Joe Burrow obviously has no history and Teddy Bridgewaters’ last 19 games were 5 years ago, so the Bengals and the Chargers just used historical team passing data.
With week 1 in the books, I updated the data, calculated new rolling averages and cranked out my week 2 predictions. This probably won’t get published before the Thursday night game, so you’ll just have to trust me on that one.
As of now, Vegas and I agree on 15 out of 16 predicted winners with the sole difference being my model predicting New England to beat Seattle. I don’t know why my model hates the Seahawks so much, but I’ll have to re-check the math because again, I think this is the wrong call.
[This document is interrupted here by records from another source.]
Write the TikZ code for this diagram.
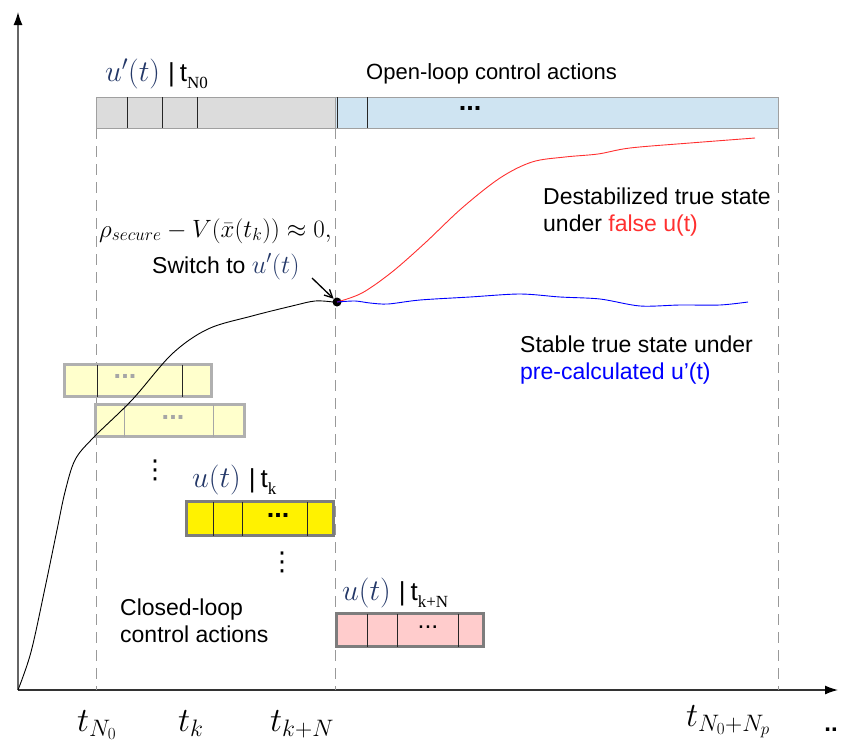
\documentclass[tikz,border=0pt]{standalone}
\usepackage{fix-cm}
\usepackage[no-math]{fontspec}
\setmainfont{Liberation Sans}
\newfontfamily\serifrm{Liberation Serif}
\newfontfamily\symfont{DejaVu Sans}
\usetikzlibrary{arrows.meta,calc}

\definecolor{mathblue}{RGB}{36,56,104}
\definecolor{greyfill}{RGB}{220,220,220}
\definecolor{greyedge}{RGB}{160,160,160}
\definecolor{bluefill}{RGB}{207,228,242}
\definecolor{paleyellow}{RGB}{255,255,204}
\definecolor{paleedge}{RGB}{176,176,176}
\definecolor{darkedge}{RGB}{125,125,125}
\definecolor{pinkfill}{RGB}{255,204,204}
\definecolor{falsered}{RGB}{255,48,48}
\definecolor{truepath}{RGB}{0,0,255}

% label of an action sequence: u(t) | t_<index>
\newcommand\seqlabel[2]{{\fontsize{30}{30}\selectfont\color{mathblue}$#1$}\hspace{8pt}{\fontsize{26}{26}\selectfont|\hspace{5pt}t}{\serifrm\fontsize{17}{17}\selectfont\raisebox{-7pt}{#2}}}

\tikzset{
  body/.style={font=\fontsize{23}{27}\selectfont, align=left, inner sep=0pt},
  guide/.style={draw=black!40, line width=0.8pt, dash pattern=on 11pt off 7pt},
  seqbox/.style={anchor=north west, inner sep=0pt, outer sep=0pt},
  thickbox/.style={seqbox, line width=3pt},
  divider/.style={line width=1pt, black!85},
  softdiv/.style={line width=1pt, black!35},
  dotsn/.style={font=\fontsize{27}{27}\selectfont\bfseries, inner sep=0pt},
  vdotsn/.style={font=\symfont\fontsize{26}{26}\selectfont, inner sep=0pt},
  tlabel/.style={font=\fontsize{34}{34}\selectfont, anchor=base west, inner sep=0pt},
}

\begin{document}
\begin{tikzpicture}[x=1pt,y=-1pt]
\useasboundingbox (0,0) rectangle (841,744);

% axes
\coordinate (origin) at (18,690);
\coordinate (ytip) at (18,12);
\coordinate (xtip) at (838,690);
\draw[line width=1.3pt, black!60, -{Latex[color=black,length=13pt,width=9pt]}] (origin) -- (ytip);
\draw[line width=1.3pt, black!80, -{Latex[color=black,length=13pt,width=9pt]}] (origin) -- (xtip);

% dashed time guides
\coordinate (g1t) at (96,128);  \coordinate (g1b) at (96,690);
\coordinate (g2t) at (335,128); \coordinate (g2b) at (335,690);
\coordinate (g3t) at (778,128); \coordinate (g3b) at (778,690);
\draw[guide] (g1t) -- (g1b);
\draw[guide] (g2t) -- (g2b);
\draw[guide] (g3t) -- (g3b);

% open-loop action sequence
\node[seqbox, draw=greyedge, fill=greyfill, line width=1pt, minimum width=239pt, minimum height=31pt] (olgrey) at (96,97) {};
\node[seqbox, draw=greyedge, fill=bluefill, line width=1pt, minimum width=443pt, minimum height=31pt] (olblue) at (335,97) {};
\foreach \dx in {31,66,101}
  \draw[divider] ($(olgrey.north west)+(\dx,0)$) -- ($(olgrey.south west)+(\dx,0)$);
\foreach \dx in {2,32}
  \draw[divider] ($(olblue.north west)+(\dx,0)$) -- ($(olblue.south west)+(\dx,0)$);
\node[dotsn] (oldots) at (470,108) {...};
\node[anchor=base west, inner sep=0pt] (ollabel) at (105,81) {\seqlabel{u'(t)}{N0}};
\node[body, font=\fontsize{22}{26}\selectfont, anchor=base west] (oltext) at (366,79) {Open-loop control actions};

% earlier closed-loop sequences
\node[thickbox, draw=paleedge, fill=paleyellow, minimum width=147pt, minimum height=32pt] (pale1) at (64.5,364.5) {};
\draw[divider] (97,364.5) -- (97,396.5);
\draw[divider] (182,364.5) -- (182,396.5);
\node[dotsn, text=black!35] (pale1dots) at (125,376) {...};
\node[thickbox, draw=paleedge, fill=paleyellow, minimum width=149pt, minimum height=32pt] (pale2) at (95.5,404.5) {};
\draw[softdiv] (124,404.5) -- (124,436.5);
\draw[softdiv] (213,404.5) -- (213,436.5);
\node[dotsn, text=black!35] (pale2dots) at (173,417) {...};

% state trajectory before the switch
\node[circle, fill=black, inner sep=0pt, minimum size=9pt] (switch) at (337,302) {};
\draw[line width=0.9pt] plot[smooth, tension=0.55] coordinates {
  (18,690) (31,652) (45,588) (57,530) (65,492) (75,460) (93,438)
  (132,400) (172,354) (208,329) (252,316) (292,306) (315,301) (333,302)};

% trajectories after the switch
\draw[line width=0.9pt, falsered] plot[smooth, tension=0.55] coordinates {
  (337,302) (362,293) (392,272) (425,243) (462,208) (500,178) (532,162)
  (565,157) (598,154) (630,148) (690,143) (755,138)};
\draw[line width=0.9pt, truepath] plot[smooth, tension=0.5] coordinates {
  (337,302) (355,301) (370,303) (388,304) (420,300) (470,297) (520,294) (560,297)
  (600,299) (640,306) (680,305) (720,305) (748,302)};

% current closed-loop sequence
\node[vdotsn] (vd1) at (155,470) {⋮};
\node[anchor=base west, inner sep=0pt] (curlabel) at (192,487) {\seqlabel{u(t)}{k}};
\node[thickbox, draw=darkedge, fill=yellow, minimum width=147pt, minimum height=34pt] (cur) at (186.5,501.5) {};
\foreach \x in {213,242,307}
  \draw[divider] (\x,501.5) -- (\x,535.5);
\node[dotsn] (curdots) at (278,515) {...};

% next closed-loop sequence
\node[vdotsn] (vd2) at (282,562) {⋮};
\node[anchor=base west, inner sep=0pt] (nextlabel) at (342,600) {\seqlabel{u(t)}{k+N}};
\node[thickbox, draw=darkedge, fill=pinkfill, minimum width=147pt, minimum height=33pt] (nxt) at (336.5,613.5) {};
\foreach \x in {367,397,458}
  \draw[divider] (\x,613.5) -- (\x,646.5);
\node[inner sep=0pt, font=\fontsize{25}{25}\selectfont] (nxtdots) at (428,627) {...};

% switching condition
\node[anchor=base west, inner sep=0pt, font=\fontsize{25}{25}\selectfont] (cond) at (99,237) {$\rho_{secure}-V(\bar{x}(t_k))\approx 0,$};
\node[anchor=base west, inner sep=0pt, font=\fontsize{23}{23}\selectfont] (swtext) at (152,273) {Switch to {\fontsize{26}{26}\selectfont\color{mathblue}$u'(t)$}};
\coordinate (swtail) at (312,278);
\draw[line width=1.3pt, -{Straight Barb[length=8pt,width=8pt]}] (swtail) -- (switch);

% explanatory texts
\node[body, anchor=base west] (destab) at (543,231) {Destabilized true state\\under \textcolor{falsered}{false u(t)}};
\node[body, anchor=base west] (stable) at (520,379) {Stable true state under\\\textcolor{truepath}{pre-calculated u'(t)}};
\node[body, anchor=base west] (closed) at (120,642) {Closed-loop\\control actions};

% time axis labels
\node[tlabel] (tn0) at (77,731) {$t_{N_0}$};
\node[tlabel] (tk) at (178,731) {$t_k$};
\node[tlabel] (tkn) at (270,731) {$t_{k+N}$};
\node[tlabel] (tnp) at (686,726) {$t_{N_0+N_p}$};
\node[dotsn, font=\fontsize{24}{24}\selectfont\bfseries] (more) at (831,730) {..};
\end{tikzpicture}
\end{document}
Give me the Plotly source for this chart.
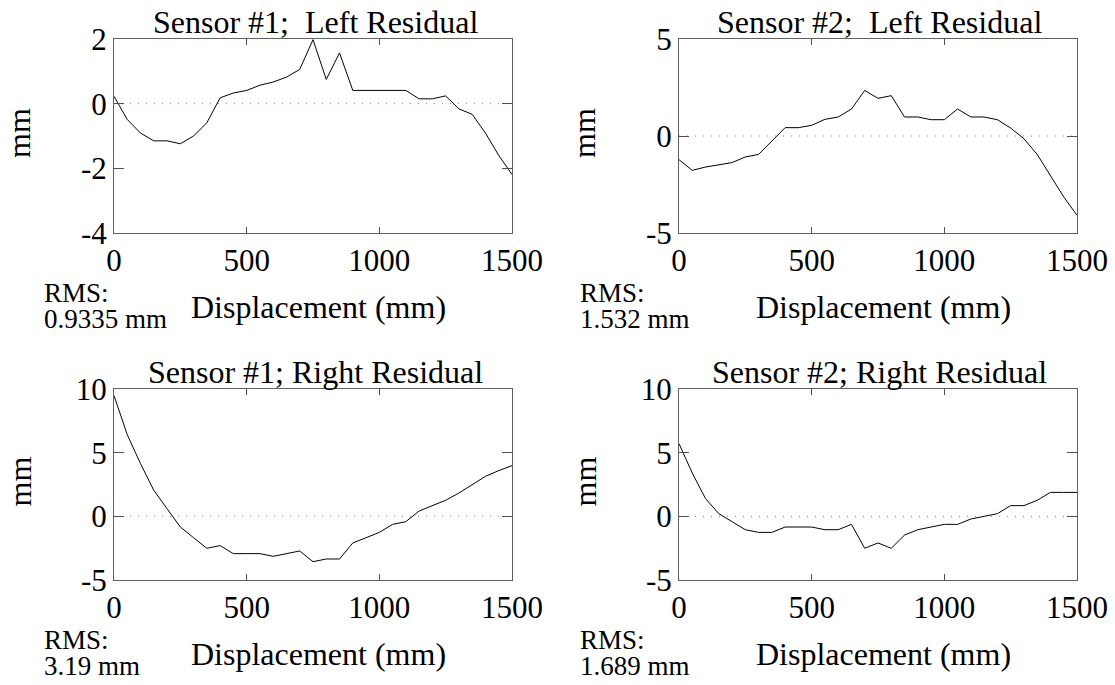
import plotly.graph_objects as go

# ---- data ----
displacement = [0, 50, 100, 150, 200, 250, 300, 350, 400, 450, 500, 550, 600, 650, 700,
                750, 800, 850, 900, 950, 1000, 1050, 1100, 1150, 1200, 1250, 1300, 1350,
                1400, 1450, 1500]

s1_left = [0.23, -0.49, -0.91, -1.15, -1.15, -1.24, -1.0, -0.59, 0.18, 0.33, 0.41, 0.57,
           0.67, 0.82, 1.06, 1.98, 0.75, 1.57, 0.41, 0.41, 0.41, 0.41, 0.41, 0.15, 0.15,
           0.24, -0.16, -0.33, -0.91, -1.6, -2.19]
s2_left = [-1.22, -1.77, -1.6, -1.48, -1.37, -1.08, -0.95, -0.26, 0.43, 0.43, 0.55, 0.86,
           0.98, 1.39, 2.35, 1.94, 2.08, 0.98, 0.98, 0.84, 0.84, 1.39, 0.98, 0.98, 0.84,
           0.41, -0.14, -0.95, -2.03, -3.14, -4.09]
s1_right = [9.48, 6.41, 4.14, 2.04, 0.6, -0.84, -1.68, -2.51, -2.3, -2.93, -2.93, -2.93,
            -3.14, -2.93, -2.72, -3.56, -3.35, -3.35, -2.09, -1.68, -1.26, -0.63, -0.42,
            0.42, 0.86, 1.26, 1.83, 2.49, 3.14, 3.59, 3.98]
s2_right = [5.71, 3.40, 1.39, 0.21, -0.42, -1.05, -1.26, -1.26, -0.84, -0.84, -0.84, -1.05,
            -1.05, -0.63, -2.51, -2.09, -2.51, -1.47, -1.05, -0.84, -0.63, -0.63, -0.21,
            0.0, 0.21, 0.84, 0.84, 1.26, 1.88, 1.88, 1.88]

titles = ["Sensor #1;\u00a0 Left Residual", "Sensor #2;\u00a0 Left Residual",
          "Sensor #1; Right Residual", "Sensor #2; Right Residual"]
rms_labels = ["0.9335 mm", "1.532 mm", "3.19 mm", "1.689 mm"]
y_ranges = [[-4, 2], [-5, 5], [-5, 10], [-5, 10]]
y_ticks = [[-4, -2, 0, 2], [-5, 0, 5], [-5, 0, 5, 10], [-5, 0, 5, 10]]
x_ticks = [0, 500, 1000, 1500]
x_label = "Displacement (mm)"
y_label = "mm"

series = [s1_left, s2_left, s1_right, s2_right]

# ---- layout in pixels ----
W, H = 1115, 685
FONT = "Liberation Serif, Times New Roman, serif"
FS_T = 32   # titles / axis labels
FS_K = 31   # tick labels
FS_R = 27   # RMS text
boxes = [(114, 512, 39, 233), (679, 1077, 39, 233),
         (114, 512, 389, 580), (679, 1077, 389, 580)]
rms_x = [42, 578, 42, 578]

def px(x):
    return x / W

def py(y):
    return 1 - y / H

def fmt(v):
    return str(v).replace("\u2212", "-")

fig = go.Figure()
annotations = []
shapes = []
layout = dict(width=W, height=H, margin=dict(l=0, r=0, t=0, b=0, pad=0),
              paper_bgcolor="white", plot_bgcolor="white", showlegend=False,
              font=dict(family=FONT, size=FS_T, color="black"))

for i, (vals, box) in enumerate(zip(series, boxes)):
    n = i + 1
    xa = "x" if n == 1 else f"x{n}"
    ya = "y" if n == 1 else f"y{n}"
    l, r, t, b = box
    fig.add_trace(go.Scatter(x=displacement, y=vals, mode="lines",
                             line=dict(color="black", width=1),
                             xaxis=xa, yaxis=ya, hoverinfo="skip"))
    axstyle = dict(showgrid=False, zeroline=False, showline=True, linecolor="#606060",
                   linewidth=1, mirror="ticks", ticks="inside", tickcolor="#505050",
                   tickwidth=1, automargin=False,
                   tickfont=dict(family=FONT, size=FS_K, color="black"))
    layout["xaxis" if n == 1 else f"xaxis{n}"] = dict(
        domain=[px(l), px(r)], range=[0, 1500], tickvals=x_ticks,
        ticktext=[fmt(v) for v in x_ticks], ticklen=6,
        anchor=ya, ticklabelstandoff=0, **axstyle)
    layout["yaxis" if n == 1 else f"yaxis{n}"] = dict(
        domain=[py(b), py(t)], range=y_ranges[i], tickvals=y_ticks[i],
        ticktext=[fmt(v) for v in y_ticks[i]], ticklen=10,
        anchor=xa, ticklabelstandoff=0, **axstyle)
    # dotted zero line
    shapes.append(dict(type="line", xref=f"{xa} domain", yref=ya, x0=0, x1=1, y0=0, y1=0,
                       line=dict(color="#808080", width=1, dash="1px,7px"), layer="below"))
    cx = (l + r) / 2
    annotations.append(dict(text=titles[i], x=px(cx + 2), y=py(t - 17), xref="paper",
                            yref="paper", showarrow=False, xanchor="center", yanchor="middle",
                            font=dict(family=FONT, size=FS_T, color="black")))
    annotations.append(dict(text=x_label, x=px(cx + 5), y=py(b + 74), xref="paper",
                            yref="paper", showarrow=False, xanchor="center", yanchor="middle",
                            font=dict(family=FONT, size=FS_T, color="black")))
    annotations.append(dict(text=y_label, x=px(l - 95), y=py((t + b) / 2 - 3), xref="paper",
                            yref="paper", showarrow=False, textangle=-90,
                            xanchor="center", yanchor="middle",
                            font=dict(family=FONT, size=FS_T, color="black")))
    annotations.append(dict(text="RMS:", x=px(rms_x[i]), y=py(b + 60), xref="paper",
                            yref="paper", showarrow=False, xanchor="left", yanchor="middle",
                            font=dict(family=FONT, size=FS_R, color="black")))
    annotations.append(dict(text=rms_labels[i], x=px(rms_x[i]), y=py(b + 86), xref="paper",
                            yref="paper", showarrow=False, xanchor="left", yanchor="middle",
                            font=dict(family=FONT, size=FS_R, color="black")))

layout["annotations"] = annotations
layout["shapes"] = shapes
fig.update_layout(**layout)
fig.write_html("out.html", config={"displayModeBar": False},
               post_script="document.body.style.margin='0';document.body.style.overflow='hidden';")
The spread differentials between my model and Vegas are quite small averaging about 1.6 absolute points. That’s really crazy when you think about it.
Tracking just the Colts season, I am now 0 – 1 (as are most people I presume). The following table shows 3 different season predictions using varying inputs of passing efficiency that I described in my week 1 article. This is basically a low, medium and, high forecast alongside my actual predictions.
The low scenario assumes Colts 2020 passing will have the same efficiency as 19 weeks prior to the season. The medium scenario assumes 2020 will look like Rivers’ 19 weeks prior to 2020 and the high scenario assumes Rivers puts up his 2017 – 2019 averages.
The medium and high views predict 14 wins, which is obviously far too high and would likely be different if I was predicting those week by week. When predicting wins from a static point at the beginning of the season it is best to use the expected win probability totals, which are a much more realistic 9.6 and 10.6 games.
The last pair of columns are the numbers I predicted in week 1 and also my predictions for the rest of the season with updated information from week 1. Again, 13 wins is not a realistic number, but the 9.4 expected wins seems about right to me, given what I saw Sunday. We’ll see how this tracks.